Even if pasture golf enthusiasts find the modern way of golf to be somewhat unnecessarily snobbish, expensive and slow, it doesn't mean they don't welcome newcomers. First-timers may even be pleasantly surprised, according to Shea. Players new to Lindsborg often find the course enjoyable and in good condition.
Look at it this way: one round at modern marvel Shadow Creek in Las Vegas, was sculpted out of the middle of the desert into a 350-acre oasis complete with waterfalls, green grass, rolling hills and lakes. The price tag to build such a marvel was upwards of $60 million.
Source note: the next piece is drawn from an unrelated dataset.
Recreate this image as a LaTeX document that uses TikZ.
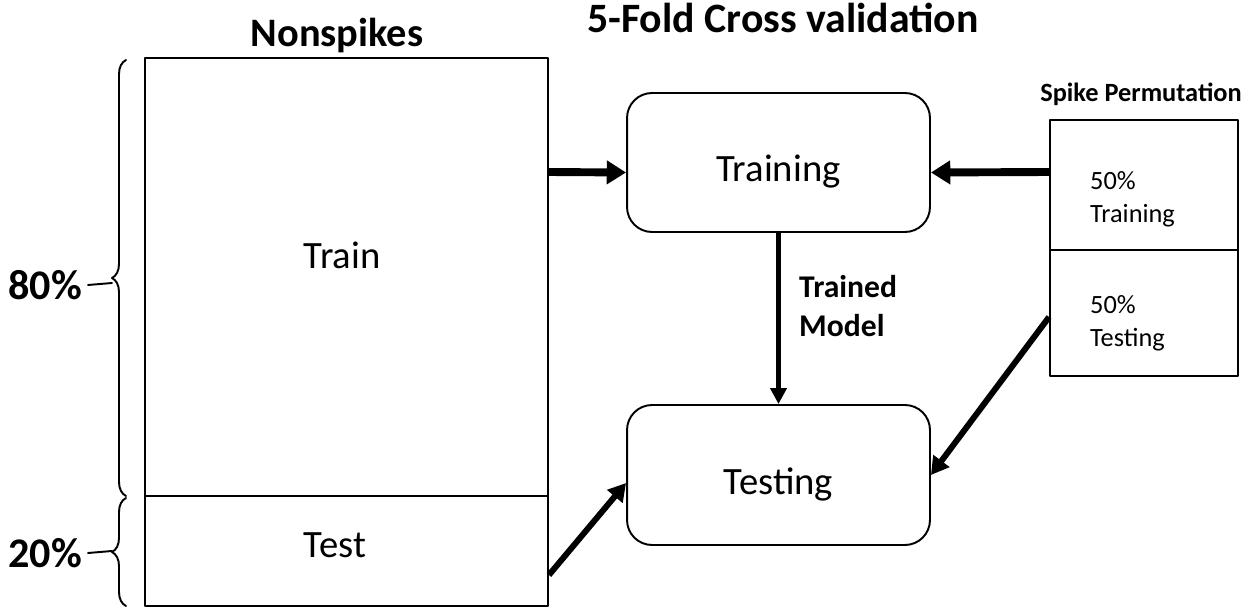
\documentclass[tikz,border=0pt]{standalone}
\usepackage{fontspec}
\setmainfont{Carlito}
\usetikzlibrary{arrows.meta,decorations.pathreplacing}
\tikzset{
  part/.style={draw,line width=1.1pt,inner sep=0pt},
  stage/.style={draw,line width=1.1pt,rounded corners=0.5cm,minimum width=6.06cm,inner sep=0pt},
  bigtext/.style={font=\fontsize{22}{26}\selectfont},
  bigarrow/.style={line width=4.5pt,line cap=butt,-{Triangle[length=11pt,width=13pt]}},
  slantarrow/.style={line width=3.4pt,line cap=butt,-{Triangle[length=10pt,width=11pt]}},
  midarrow/.style={line width=2.8pt,line cap=butt,-{Triangle[length=9pt,width=9pt]}},
  pct/.style={font=\bfseries\fontsize{24}{28}\selectfont},
  bracepart/.style={line width=1.1pt,decorate,decoration={brace,amplitude=0.28cm}}
}
\begin{document}
\begin{tikzpicture}[line cap=round,line join=round,x=0.02cm,y=-0.02cm]
	\useasboundingbox (0,0) rectangle (1253,611);
	% nonspikes split
	\node[part,minimum width=8.06cm,minimum height=8.76cm] (trainbox) at (346.5,277) {};
	\node[part,minimum width=8.06cm,minimum height=2.2cm] (testbox) at (346.5,551) {};
	\node[bigtext] (traintext) at (342,255) {Train};
	\node[bigtext] (testtext) at (335,545) {Test};
	\node[font=\bfseries\fontsize{23}{27}\selectfont] (nonspikes) at (337,36) {Nonspikes};
	% braces
	\draw[bracepart] (126,496) -- (126,60);
	\draw[bracepart] (126,606) -- (126,498);
	\node[pct,anchor=east] (eighty) at (88,285) {80\%};
	\node[pct,anchor=east] (twenty) at (88,553) {20\%};
	\draw[line width=1.1pt] (eighty.east) -- (112,283);
	\draw[line width=1.1pt] (twenty.east) -- (112,551);
	% cross validation
	\node[font=\bfseries\fontsize{23.8}{28}\selectfont] (cvtitle) at (783,18) {5-Fold Cross validation};
	\node[stage,minimum height=2.78cm] (training) at (778.5,162.5) {};
	\node[stage,minimum height=2.8cm] (testing) at (778.5,475) {};
	\node[bigtext] (trainingtext) at ([yshift=-0.18cm]training) {Training};
	\node[bigtext] (testingtext) at ([yshift=-0.18cm]testing) {Testing};
	\node[font=\bfseries\fontsize{18}{22}\selectfont,align=left,anchor=west] (model) at (793,306) {Trained\\Model};
	% spikes
	\node[part,minimum width=3.76cm,minimum height=2.6cm] (spiketrain) at (1144,185) {};
	\node[part,minimum width=3.76cm,minimum height=2.52cm] (spiketest) at (1144,313) {};
	\node[font=\fontsize{15}{19}\selectfont,align=left,anchor=west] (spiketraintext) at (1084,199) {50\%\\Training};
	\node[font=\fontsize{15}{19}\selectfont,align=left,anchor=west] (spiketesttext) at (1084,323) {50\%\\Testing};
	\node[font=\bfseries\fontsize{15}{18}\selectfont] (spiketitle) at (1141,94) {Spike Permutation};
	% arrows
	\draw[bigarrow] (trainbox.east |- 0,172) -- ([yshift=-0.2cm]training.west);
	\draw[bigarrow] (spiketrain.west |- 0,172) -- ([yshift=-0.2cm]training.east);
	\draw[midarrow] (training.south) -- (testing.north);
	\draw[slantarrow] ([yshift=-0.48cm]testbox.east) -- ([yshift=-0.16cm]testing.west);
	\draw[slantarrow] ([yshift=-0.08cm]spiketest.west) -- (testing.east);
\end{tikzpicture}
\end{document}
The cost for one round at Shadow Creek is $500.
Or, for the same amount, you could play 250 rounds at Salt Creek, at $2 a pop. To the pasture lovers it's nothing more than pure logic to play the nine-hole Salt Creek.
To the modern golfer, bred on manicured pieces of land many deem as art, playing Salt Creek 250 times would mean 250 rounds of unsatisfactory golf played on a course appearing to be nothing more than holes and tee boxes. Where's the splendor at Salt Creek?
For pasture golfers, this is exactly where the splendor is. It is the beauty of crafting a natural game out of natural rolling hillside that gives pasture golf its authenticity.
Must we forget pasture golf is only staying true to the game's origins in St. Andrews. While the game of golf itself has progressed and celebrated its advancement, Pasture Golf celebrates its humble origins.